§ **TASK DETAILS**
Only the lines from the beginning of the entries through the one with "const grObsHi = [2.87, 0.597, 0.173, 0.0662, 0.00767];" should be written out, please, exactly and without any pictures.

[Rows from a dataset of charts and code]
━━━━━━━━━━━━━━━━

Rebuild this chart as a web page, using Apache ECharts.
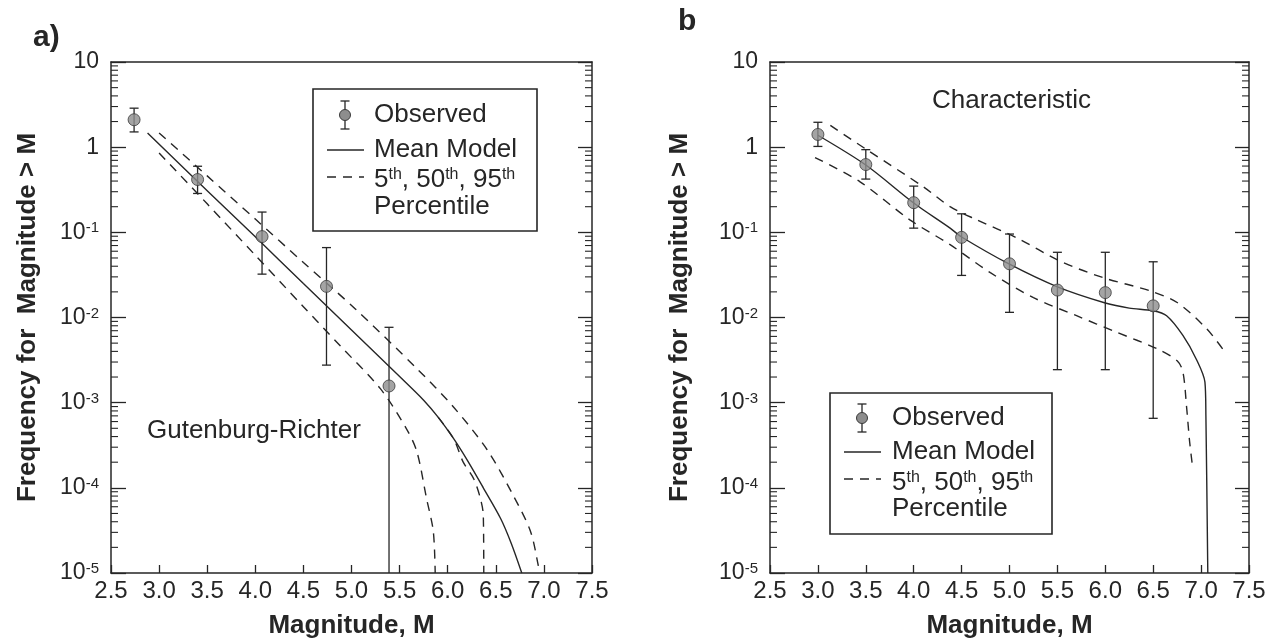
<!DOCTYPE html>
<html><head><meta charset="utf-8">
<script src="https://cdn.jsdelivr.net/npm/echarts@6/dist/echarts.min.js"></script>
<style>html,body{margin:0;padding:0;background:#fff}#c{width:1274px;height:644px}</style>
</head><body><div id="c"></div>
<script>
// ---------------- DATA ----------------
const freqMin = 1e-5, freqMax = 10;
const decadeExps = [-5, -4, -3, -2, -1, 0];
const minorMults = [2, 3, 4, 5, 6, 7, 8, 9];
const magMin = 2.5, magMax = 7.5, magStep = 0.5;

// Panel a) Gutenburg-Richter
const grObsM  = [2.74, 3.40, 4.07, 4.74, 5.39];
const grObsF  = [2.10, 0.417, 0.0891, 0.0232, 0.00157];
const grObsLo = [1.51, 0.286, 0.0323, 0.00276, 0.00001];
const grObsHi = [2.87, 0.597, 0.173, 0.0662, 0.00767];

const grMeanM = [2.88, 3.5, 4.0, 4.5, 5.0, 5.5, 5.75, 5.9, 6.06, 6.2, 6.37, 6.55, 6.66, 6.77];
const grMeanF = [1.47, 0.308, 0.0885, 0.0251, 0.00714, 0.00203, 0.00107, 6.76e-4, 3.8e-4, 2.14e-4, 1.0e-4, 4.37e-5, 2.24e-5, 1e-5];

const grP95M = [3.0, 3.5, 4.0, 4.5, 5.04, 5.68, 6.06, 6.41, 6.68, 6.86, 6.94, 6.95];
const grP95F = [1.47, 0.46, 0.143, 0.0442, 0.0126, 0.00251, 8.9e-4, 2.8e-4, 8.2e-5, 3.1e-5, 1.25e-5, 1e-5];

const grP50M = [5.9, 6.06, 6.16, 6.27, 6.34, 6.37, 6.375];
const grP50F = [6.76e-4, 3.8e-4, 2.02e-4, 1.28e-4, 7.5e-5, 4.8e-5, 1e-5];

const grP05M = [3.0, 3.5, 4.0, 4.5, 4.88, 5.3, 5.57, 5.68, 5.78, 5.85, 5.87];
const grP05F = [0.855, 0.216, 0.0538, 0.0134, 0.00468, 0.00146, 4.97e-4, 2.65e-4, 7.5e-5, 3.1e-5, 1e-5];

// Panel b) Characteristic
const chObsM  = [3.0, 3.5, 4.0, 4.5, 5.0, 5.5, 6.0, 6.5];
const chObsF  = [1.41, 0.625, 0.223, 0.0873, 0.0427, 0.0210, 0.0196, 0.0137];
const chObsLo = [1.02, 0.422, 0.112, 0.0312, 0.0115, 0.00244, 0.00244, 6.55e-4];
const chObsHi = [1.96, 0.935, 0.349, 0.165, 0.0955, 0.0583, 0.0583, 0.0451];

const chMeanM = [3.0, 3.5, 4.0, 4.38, 4.5, 5.0, 5.5, 6.0, 6.25, 6.5, 6.64, 6.81, 6.95, 7.04, 7.05, 7.07];
const chMeanF = [1.38, 0.617, 0.221, 0.112, 0.0881, 0.0422, 0.0229, 0.0148, 0.0129, 0.0120, 0.0105, 0.00617, 0.00324, 0.00174, 7.1e-4, 1e-5];

const chP95M = [3.13, 3.5, 4.1, 4.38, 4.66, 5.08, 5.53, 5.98, 6.47, 6.75, 7.06, 7.25];
const chP95F = [1.80, 0.95, 0.343, 0.200, 0.140, 0.0857, 0.0458, 0.0293, 0.0205, 0.0150, 0.00733, 0.00392];

const chP05M = [2.97, 3.44, 3.96, 4.38, 4.8, 5.25, 5.7, 6.12, 6.54, 6.75, 6.81, 6.85, 6.88, 6.91];
const chP05F = [0.755, 0.392, 0.140, 0.0716, 0.0336, 0.0171, 0.0105, 0.0067, 0.0043, 0.0031, 0.0023, 8.5e-4, 3.5e-4, 1.8e-4];

// texts
const xTitle = 'Magnitude, M';
const yTitle = 'Frequency for  Magnitude > M';
const panelLabels = ['a)', 'b'];
const modelNames = ['Gutenburg-Richter', 'Characteristic'];
const legendTexts = ['Observed', 'Mean Model', '5{s|th}, 50{s|th}, 95{s|th}', 'Percentile'];

// ---------------- CHART ----------------
const FONT = '"Liberation Sans", Arial, Helvetica, sans-serif';
const INK = '#262626';
const LINE_W = 1.4;
const DASH = [9, 7];

const zip = (a, b) => a.map((v, i) => [v, b[i]]);
const zip3 = (a, b, c) => a.map((v, i) => [v, b[i], c[i]]);
const minorTicks = [];
decadeExps.forEach(e => minorMults.forEach(m => minorTicks.push([magMin, m * Math.pow(10, e)])));

function yLabel(v) {
  const e = Math.round(Math.log10(v));
  if (e === 1) return '10';
  if (e === 0) return '1';
  return '10{s|' + e + '}';
}

const grids = [
  { left: 111, top: 62, width: 481, height: 513 },
  { left: 770, top: 62, width: 479, height: 513 }
];

const xAxes = [], yAxes = [];
[0, 1].forEach(i => {
  xAxes.push({
    gridIndex: i, type: 'value', min: magMin, max: magMax, interval: magStep, position: 'bottom',
    axisLine: { lineStyle: { color: INK, width: 1.5 } },
    axisTick: { inside: true, length: 8, lineStyle: { color: INK, width: 1.3 } },
    axisLabel: { formatter: v => v.toFixed(1), fontSize: 24, color: INK, fontFamily: FONT, margin: 6 },
    splitLine: { show: false },
    name: xTitle, nameLocation: 'middle', nameGap: 40,
    nameTextStyle: { fontSize: 26, fontWeight: 'bold', color: INK, fontFamily: FONT }
  });
  xAxes.push({
    gridIndex: i, type: 'value', min: magMin, max: magMax, position: 'top',
    axisLine: { lineStyle: { color: INK, width: 1.5 } },
    axisTick: { show: false }, axisLabel: { show: false }, splitLine: { show: false }
  });
  yAxes.push({
    gridIndex: i, type: 'log', logBase: 10, min: freqMin, max: freqMax, splitNumber: 6, position: 'left',
    axisLine: { lineStyle: { color: INK, width: 1.5 } },
    axisTick: { inside: true, length: 15, lineStyle: { color: INK, width: 1.3 } },
    axisLabel: {
      formatter: yLabel, fontSize: 23, color: INK, fontFamily: FONT, margin: 12,
      rich: { s: { fontSize: 15, color: INK, fontFamily: FONT, verticalAlign: 'top' } }
    },
    splitLine: { show: false },
    name: yTitle, nameLocation: 'middle', nameRotate: 90, nameGap: i === 0 ? 70 : 77,
    nameTextStyle: { fontSize: 26, fontWeight: 'bold', color: INK, fontFamily: FONT }
  });
  yAxes.push({
    gridIndex: i, type: 'log', logBase: 10, min: freqMin, max: freqMax, splitNumber: 6, position: 'right',
    axisLine: { lineStyle: { color: INK, width: 1.5 } },
    axisTick: { inside: true, length: 14, lineStyle: { color: INK, width: 1.3 } },
    axisLabel: { show: false }, splitLine: { show: false }
  });
});

function lineSeries(i, m, f, dashed) {
  return {
    type: 'line', xAxisIndex: i * 2, yAxisIndex: i * 2, data: zip(m, f),
    showSymbol: false, symbol: 'none', smooth: 0.3, clip: true, z: 3,
    lineStyle: { color: INK, width: LINE_W, type: dashed ? DASH : 'solid' },
    silent: true
  };
}

function errSeries(i, m, lo, hi) {
  return {
    type: 'custom', xAxisIndex: i * 2, yAxisIndex: i * 2, data: zip3(m, lo, hi), z: 4, clip: true,
    encode: { x: 0, y: [1, 2] },
    renderItem: (params, api) => {
      const x = api.value(0), lo = api.value(1), hi = api.value(2);
      const a = api.coord([x, lo]), b = api.coord([x, hi]);
      const w = 4.5;
      const st = { stroke: INK, lineWidth: 1.3 };
      const ch = [
        { type: 'line', shape: { x1: a[0], y1: a[1], x2: b[0], y2: b[1] }, style: st },
        { type: 'line', shape: { x1: b[0] - w, y1: b[1], x2: b[0] + w, y2: b[1] }, style: st }
      ];
      if (lo > freqMin) ch.push({ type: 'line', shape: { x1: a[0] - w, y1: a[1], x2: a[0] + w, y2: a[1] }, style: st });
      return { type: 'group', children: ch };
    }
  };
}

function pointSeries(i, m, f) {
  return {
    type: 'scatter', xAxisIndex: i * 2, yAxisIndex: i * 2, data: zip(m, f), z: 5,
    symbol: 'circle', symbolSize: 12,
    itemStyle: { color: '#8d8d8d', borderColor: '#3a3a3a', borderWidth: 1 }
  };
}

function minorTickSeries(i) {
  return {
    type: 'custom', xAxisIndex: i * 2, yAxisIndex: i * 2, data: minorTicks, z: 2, clip: false, silent: true,
    encode: { x: 0, y: 1 },
    renderItem: (params, api) => {
      const p = api.coord([api.value(0), api.value(1)]);
      const cs = params.coordSys;
      const L = 7, st = { stroke: INK, lineWidth: 1.1 };
      return { type: 'group', children: [
        { type: 'line', shape: { x1: cs.x, y1: p[1], x2: cs.x + L, y2: p[1] }, style: st },
        { type: 'line', shape: { x1: cs.x + cs.width - L, y1: p[1], x2: cs.x + cs.width, y2: p[1] }, style: st }
      ]};
    }
  };
}

const series = [
  minorTickSeries(0), minorTickSeries(1),
  lineSeries(0, grMeanM, grMeanF, false),
  lineSeries(0, grP95M, grP95F, true),
  lineSeries(0, grP50M, grP50F, true),
  lineSeries(0, grP05M, grP05F, true),
  errSeries(0, grObsM, grObsLo, grObsHi),
  pointSeries(0, grObsM, grObsF),
  lineSeries(1, chMeanM, chMeanF, false),
  lineSeries(1, chP95M, chP95F, true),
  lineSeries(1, chP05M, chP05F, true),
  errSeries(1, chObsM, chObsLo, chObsHi),
  pointSeries(1, chObsM, chObsF)
];

function txt(x, y, text, size, bold, extra) {
  return {
    type: 'text', x: x, y: y, z: 10,
    style: Object.assign({
      text: text, fontSize: size, fontWeight: bold ? 'bold' : 'normal', fontFamily: FONT, fill: INK,
      align: 'left', verticalAlign: 'middle', textAlign: 'left', textVerticalAlign: 'middle'
    }, extra || {})
  };
}

function legend(bx, by, bw, bh, ix, tx, rows) {
  const st = { stroke: INK, lineWidth: 1.3 };
  return [
    { type: 'rect', z: 9, shape: { x: bx, y: by, width: bw, height: bh }, style: { fill: '#fff', stroke: INK, lineWidth: 1.6 } },
    { type: 'line', z: 10, shape: { x1: ix, y1: rows[0] - 14, x2: ix, y2: rows[0] + 14 }, style: st },
    { type: 'line', z: 10, shape: { x1: ix - 4.5, y1: rows[0] - 14, x2: ix + 4.5, y2: rows[0] - 14 }, style: st },
    { type: 'line', z: 10, shape: { x1: ix - 4.5, y1: rows[0] + 14, x2: ix + 4.5, y2: rows[0] + 14 }, style: st },
    { type: 'circle', z: 11, shape: { cx: ix, cy: rows[0], r: 5.5 }, style: { fill: '#8d8d8d', stroke: '#3a3a3a', lineWidth: 1 } },
    { type: 'line', z: 10, shape: { x1: ix - 18, y1: rows[1], x2: ix + 19, y2: rows[1] }, style: { stroke: INK, lineWidth: LINE_W } },
    { type: 'line', z: 10, shape: { x1: ix - 18, y1: rows[2], x2: ix + 19, y2: rows[2] }, style: { stroke: INK, lineWidth: LINE_W, lineDash: DASH } },
    txt(tx, rows[0], legendTexts[0], 26, false),
    txt(tx, rows[1], legendTexts[1], 26, false),
    txt(tx, rows[3], legendTexts[2], 26, false, {
      rich: { s: { fontSize: 16, fontFamily: FONT, fill: INK, verticalAlign: 'top' } }
    }),
    txt(tx, rows[4], legendTexts[3], 26, false)
  ];
}

const graphic = [].concat(
  legend(313, 89, 224, 142, 345, 374, [115, 150, 177, 180, 207]),
  legend(830, 393, 222, 141, 862, 892, [418, 452, 479, 483, 509]),
  [
    txt(147, 431, modelNames[0], 26, false),
    txt(932, 101, modelNames[1], 26, false),
    txt(33, 38, panelLabels[0], 30, true),
    txt(678, 22, panelLabels[1], 30, true)
  ]
);

const chart = echarts.init(document.getElementById('c'), null, { renderer: 'canvas' });
chart.setOption({
  animation: false,
  backgroundColor: '#ffffff',
  textStyle: { fontFamily: FONT },
  grid: grids,
  xAxis: xAxes,
  yAxis: yAxes,
  series: series,
  graphic: graphic
});
</script>
</body></html>
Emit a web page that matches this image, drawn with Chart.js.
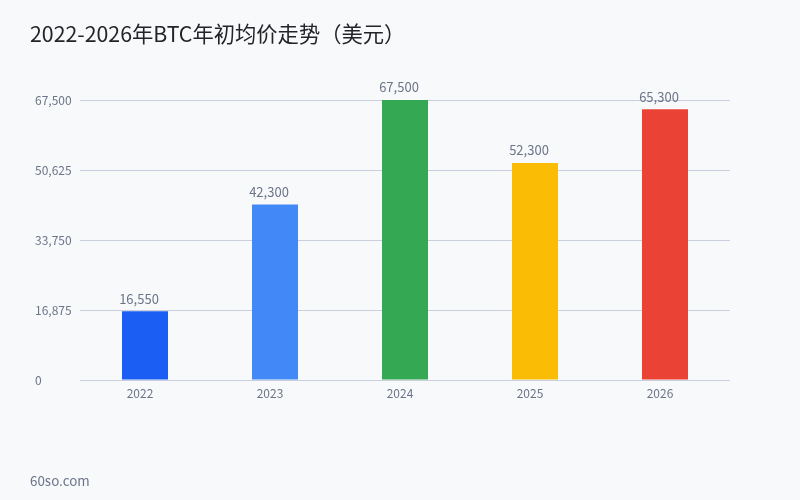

━━━━━━━━━━━━━━━━

§ **SOLUTION TO THIS TASK**
Rebuild this chart as a web page, using Apache ECharts.
<!DOCTYPE html>
<html><head><meta charset="utf-8">
<script src="https://cdn.jsdelivr.net/npm/echarts@6/dist/echarts.min.js"></script>
<style>html,body{margin:0;padding:0;background:#fff}#c{width:1274px;height:644px}</style>
</head><body><div id="c"></div>
<script>
// ---------------- DATA ----------------
const freqMin = 1e-5, freqMax = 10;
const decadeExps = [-5, -4, -3, -2, -1, 0];
const minorMults = [2, 3, 4, 5, 6, 7, 8, 9];
const magMin = 2.5, magMax = 7.5, magStep = 0.5;

// Panel a) Gutenburg-Richter
const grObsM  = [2.74, 3.40, 4.07, 4.74, 5.39];
const grObsF  = [2.10, 0.417, 0.0891, 0.0232, 0.00157];
const grObsLo = [1.51, 0.286, 0.0323, 0.00276, 0.00001];
const grObsHi = [2.87, 0.597, 0.173, 0.0662, 0.00767];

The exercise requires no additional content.